Simple Economics Assignment, economics homework help

Please note, it looks longer than it is. For many questions you only need to write about one.

1.  Unemployment: You are an economist (or at least an aspiring one). 

a.  If I were to pin you down to a number, what number would you give for the current Natural Rate of Unemployment?  Why?

b.  Now suppose our economy is currently functioning at that Natural Rate of Unemployment.  CHOOSE ONLY ONE OF THE SECTIONS (i, ii, or iii) BELOW AND ANSWER IT.  Keep in mind that a good answer will include an understanding of both incidence and duration of unemployment, our stock-flow model of unemployment, and reasons grounded in economic theory for changes in unemployment rates.

i.  Congress passes, and funds, an act that pays for 6 months of retraining expenses for anyone who has lost a job for demonstrably STRUCTURAL reasons. or

ii.  A spike in oil prices moves the US macroeconomy into recession.  Discuss both near term, and longer term changes in unemployment, or

iii.  A near collapse of the US banking system causes a severe tightening of credit in US financial markets, moving the US macroeconomy into recession.  Discuss both near term, and longer term changes in unemployment.

2.  One might state the “Law of Demand” as it applies to demand for labor as follows.  Other things remaining the same, if the wage rate falls, the quantity of labor demanded rises.

a.  In the Short Run, we say this Law of Demand is due to the Scale Effect.  Please explain.

b.  In the Long Run, we say this Law of Demand is due to both the Scale Effect and the Substitution Effect.  Please explain.

c.  Would you expect the firm’s demand for labor to be more wage elastic in the Short Run, or in the Long Run?  Please explain.

d.  Suppose a firm uses three kinds of inputs to produce its product: Unskilled Labor, Skilled Labor, and Capital.  Suppose Unskilled Labor and Skilled Labor are substitutes in production, Unskilled Labor and Capital are substitutes in production, and Skilled Labor and Capital are complements in production.  Suppose technological change leads to a significant drop in the price of Capital.  Please answer the following questions.

i.  Predict the firm’s Short Run changes in employment of  Unskilled Labor, Skilled Labor, and Capital.  Please explain.

ii.  Predict the firm’s Long Run changes in employment of Unskilled Labor, Skilled Labor, and Capital.  Please explain. 

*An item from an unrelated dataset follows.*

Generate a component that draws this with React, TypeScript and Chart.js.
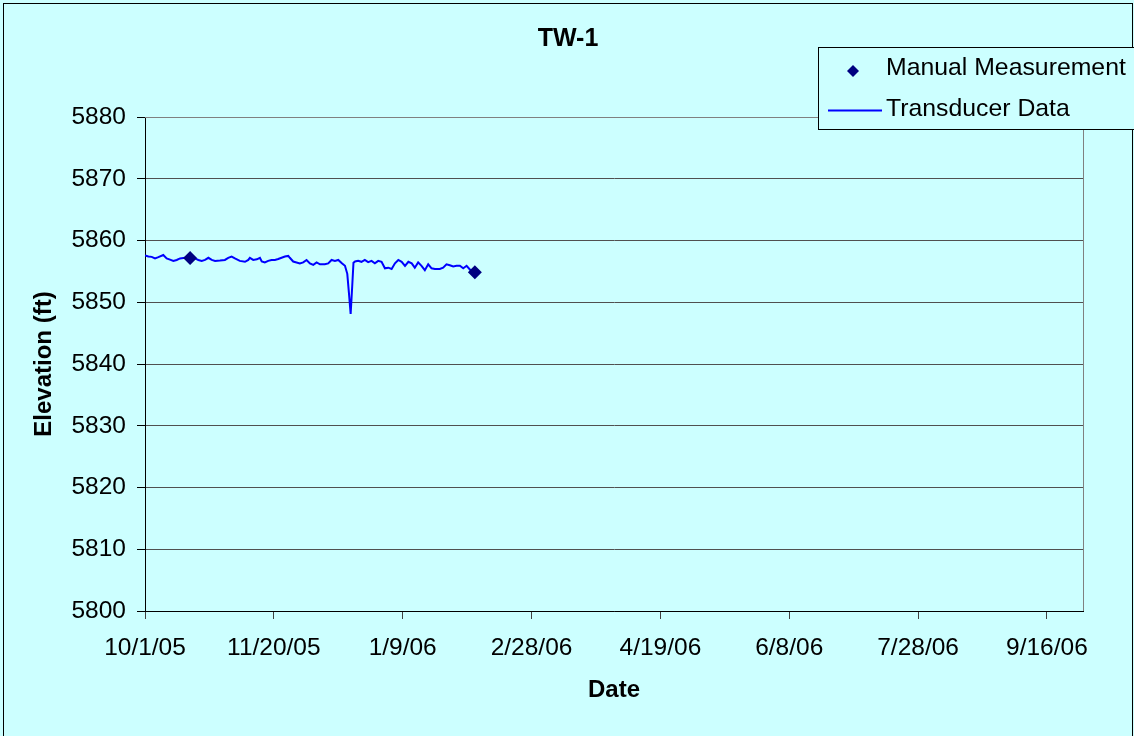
import React, { useEffect, useRef } from "react";
import { Chart, registerables } from "chart.js";

Chart.register(...registerables);

const chartTitle = "TW-1";
const yAxisTitle = "Elevation (ft)";
const xAxisTitle = "Date";
const manualLabel = "Manual Measurement";
const transducerLabel = "Transducer Data";

// x values are days since 10/1/05
const startDateUTC = Date.UTC(2005, 9, 1);
const xMin = 0;
const xMax = 364;
const xStep = 50;
const yMin = 5800;
const yMax = 5880;
const yStep = 10;

const transducerDays = [
  0, 1.3, 2.6, 3.9, 5.2, 7.1, 8.4, 9.7, 11, 12.3, 13.6, 15.5, 17.5, 19.4, 20.7, 22, 23.3, 24.6, 25.9, 27.2,
  29.1, 31, 32.3, 33.6, 34.9, 36.8, 38.8, 40.1, 40.7, 42, 43.4, 44.6, 45.3, 46.5, 47.8, 49.1, 50.4, 51.7, 53,
  54.3, 55.6, 56.2, 57.5, 58.8, 60.1, 61.4, 62.7, 64, 65.3, 66.6, 67.9, 69.8, 71.1, 72.4, 73.7, 75, 76.4, 77.6,
  78.5, 79.2, 79.8, 80.4, 80.9, 81.5, 82.7, 84, 85.3, 86.6, 87.9, 89.2, 90.5, 91.8, 93.1, 94.4, 95.7, 97, 98.3,
  99.6, 100.9, 102.2, 103.5, 104.7, 106, 107.3, 108.6, 109.9, 111.2, 112.5, 114.4, 115.7, 117, 118.3, 119.6,
  120.9, 122.2, 123.5, 124.8, 126.5,
];
const transducerElev = [
  5857.6, 5857.4, 5857.35, 5857.1, 5857.3, 5857.65, 5857.1, 5856.9, 5856.7, 5856.85, 5857.1, 5857.2, 5857.15,
  5857.1, 5856.85, 5856.7, 5856.85, 5857.2, 5856.85, 5856.7, 5856.75, 5856.85, 5857.2, 5857.4, 5857.1, 5856.7,
  5856.55, 5856.85, 5857.2, 5856.85, 5856.95, 5857.2, 5856.6, 5856.45, 5856.7, 5856.85, 5856.85, 5857.0, 5857.2,
  5857.4, 5857.5, 5857.2, 5856.6, 5856.45, 5856.3, 5856.45, 5856.85, 5856.3, 5856.05, 5856.45, 5856.15, 5856.15,
  5856.3, 5856.85, 5856.7, 5856.85, 5856.3, 5855.9, 5854.6, 5851.2, 5848.1, 5852.5, 5856.4, 5856.6, 5856.7,
  5856.55, 5856.85, 5856.5, 5856.7, 5856.3, 5856.7, 5856.55, 5855.5, 5855.6, 5855.4, 5856.3, 5856.85, 5856.55,
  5855.9, 5856.55, 5856.3, 5855.6, 5856.45, 5855.9, 5855.2, 5856.15, 5855.5, 5855.4, 5855.4, 5855.6, 5856.15,
  5856.0, 5855.8, 5855.9, 5855.9, 5855.5, 5855.9, 5855.1,
];

const manualDays = [17.5, 128];
const manualElev = [5857.15, 5854.85];

const FONT = '"Liberation Sans", Arial, sans-serif';
const BG = "#CCFFFF";

function formatDay(v: number): string {
  const d = new Date(startDateUTC + Math.round(v) * 86400000);
  return `${d.getUTCMonth() + 1}/${d.getUTCDate()}/${String(d.getUTCFullYear()).slice(2)}`;
}

const decorPlugin = {
  id: "decor",
  beforeDraw(chart: any) {
    const { ctx, width, height } = chart;
    ctx.save();
    ctx.fillStyle = BG;
    ctx.fillRect(0, 0, width, height);
    ctx.strokeStyle = "#000";
    ctx.lineWidth = 1;
    ctx.strokeRect(3.5, 3.5, 1129, height + 10);
    ctx.restore();
  },
  afterDraw(chart: any) {
    const { ctx, chartArea } = chart;
    ctx.save();
    // plot frame top/right
    ctx.strokeStyle = "#808080";
    ctx.lineWidth = 1;
    ctx.beginPath();
    ctx.moveTo(chartArea.left, Math.round(chartArea.top) + 0.5);
    ctx.lineTo(Math.round(chartArea.right) + 0.5, Math.round(chartArea.top) + 0.5);
    ctx.lineTo(Math.round(chartArea.right) + 0.5, chartArea.bottom);
    ctx.stroke();

    // title
    ctx.fillStyle = "#000";
    ctx.font = `bold 25px ${FONT}`;
    ctx.textAlign = "center";
    ctx.textBaseline = "middle";
    ctx.fillText(chartTitle, 568, 39);

    // legend
    ctx.fillStyle = BG;
    ctx.fillRect(818.5, 47.5, 330, 82);
    ctx.strokeStyle = "#000";
    ctx.strokeRect(818.5, 47.5, 330, 82);
    // diamond
    ctx.fillStyle = "#000080";
    ctx.beginPath();
    ctx.moveTo(853, 65);
    ctx.lineTo(859, 71);
    ctx.lineTo(853, 77);
    ctx.lineTo(847, 71);
    ctx.closePath();
    ctx.fill();
    // line
    ctx.strokeStyle = "#0000FF";
    ctx.lineWidth = 2;
    ctx.beginPath();
    ctx.moveTo(828, 110.5);
    ctx.lineTo(882, 110.5);
    ctx.stroke();
    ctx.fillStyle = "#000";
    ctx.font = `24.8px ${FONT}`;
    ctx.textAlign = "left";
    ctx.textBaseline = "middle";
    ctx.fillText(manualLabel, 886, 68);
    ctx.fillText(transducerLabel, 886, 109);
    ctx.restore();
  },
};

export default function App() {
  const ref = useRef<HTMLCanvasElement | null>(null);

  useEffect(() => {
    document.body.style.margin = "0";
    const canvas = ref.current;
    if (!canvas) return;
    const chart = new Chart(canvas, {
      type: "scatter",
      data: {
        datasets: [
          {
            label: manualLabel,
            data: manualDays.map((x, i) => ({ x, y: manualElev[i] })),
            pointStyle: "rectRot",
            pointRadius: 7,
            backgroundColor: "#000080",
            borderColor: "#000080",
            borderWidth: 0,
            showLine: false,
          },
          {
            label: transducerLabel,
            data: transducerDays.map((x, i) => ({ x, y: transducerElev[i] })),
            showLine: true,
            borderColor: "#0000FF",
            borderWidth: 2,
            pointRadius: 0,
            tension: 0,
            fill: false,
          },
        ],
      },
      options: {
        animation: false,
        responsive: false,
        maintainAspectRatio: false,
        layout: { padding: { top: 117, right: 51, left: 0, bottom: 0 } },
        plugins: {
          legend: { display: false },
          title: { display: false },
          tooltip: { enabled: false },
        },
        scales: {
          x: {
            type: "linear",
            min: xMin,
            max: xMax,
            afterFit: (s: any) => {
              s.height = 125;
            },
            ticks: {
              stepSize: xStep,
              includeBounds: false,
              autoSkip: false,
              maxRotation: 0,
              minRotation: 0,
              color: "#000",
              font: { family: FONT, size: 24.5 },
              padding: 15,
              callback: (v: any) => formatDay(Number(v)),
            },
            grid: {
              drawOnChartArea: false,
              drawTicks: true,
              tickLength: 8,
              tickColor: "#404040",
            },
            border: { color: "#000", width: 1 },
            title: {
              display: true,
              text: xAxisTitle,
              color: "#000",
              font: { family: FONT, size: 24, weight: "bold" },
              padding: { top: 0, bottom: 31 },
            },
          },
          y: {
            type: "linear",
            min: yMin,
            max: yMax,
            afterFit: (s: any) => {
              s.width = 145;
            },
            ticks: {
              stepSize: yStep,
              color: "#000",
              font: { family: FONT, size: 24.5 },
              padding: 11,
              callback: (v: any) => String(v),
            },
            grid: {
              color: "#505050",
              tickColor: "#000",
              tickLength: 8,
              drawTicks: true,
            },
            border: { color: "#000", width: 1 },
            title: {
              display: true,
              text: yAxisTitle,
              color: "#000",
              font: { family: FONT, size: 24, weight: "bold" },
              padding: { top: 30, bottom: 0 },
            },
          },
        },
      },
      plugins: [decorPlugin],
    } as any);
    return () => chart.destroy();
  }, []);

  return <canvas ref={ref} width={1134} height={736} style={{ display: "block", width: 1134, height: 736 }} />;
}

iii.  Be sure to explain carefully why your Short Run answers differ from your Long Run answers.  Will Unskilled Labor employment and Skilled Labor employment be affected similarly or differently in the Long Run?  Why?

3.  Minimum Wage. 

a.  The standard microeconomic model tells us that if a minimum wage is effective, a rise in the minimum wage should decrease employment, increase the wages of certain unskilled workers, possibly decrease the wages of certain other unskilled workers, and have an ambiguous effect on total earnings of unskilled workers.  Please explain.

Analysis of the potential effects of an increase in the effective minimum wage is perhaps more complicated than the above statement suggests.  PLEASE CHOOSE ONLY ONE of the options below and answer it.

b.  Research by economists Card and Krueger[1] in the mid 1990s came to an apparently contradictory conclusion that a rise in the minimum wage received by fast-food workers in New Jersey led to an increase in both wages and employment of unskilled workers.  How might this be true?  Summarize the possible reasons found in economic theory that might help to explain these findings.

c.  A rise in the effective minimum wage can alter not only the total earnings of unskilled workers but the earnings of other workers as well.  Use what you know about unskilled labor – skilled labor substitutability, and about how an increase in the wages of one tier of workers might affect the wages of another tier of workers, to discuss potential impacts on the distribution of earnings due to an increase in the minimum wage.

d.  In many states recently legislated minimum wage increases (and recently proposed ones) call for large increases in the minimum wage (up to $15 per hour).  These are not unlike Living Wages that have been adopted in a number of US cities, just on a larger scale.  Use what you know to discuss the possible impacts on employment and earnings of such large increases in the minimum wage.

[1] Myth and Measurement: The New Economics of the Minimum Wage,1995.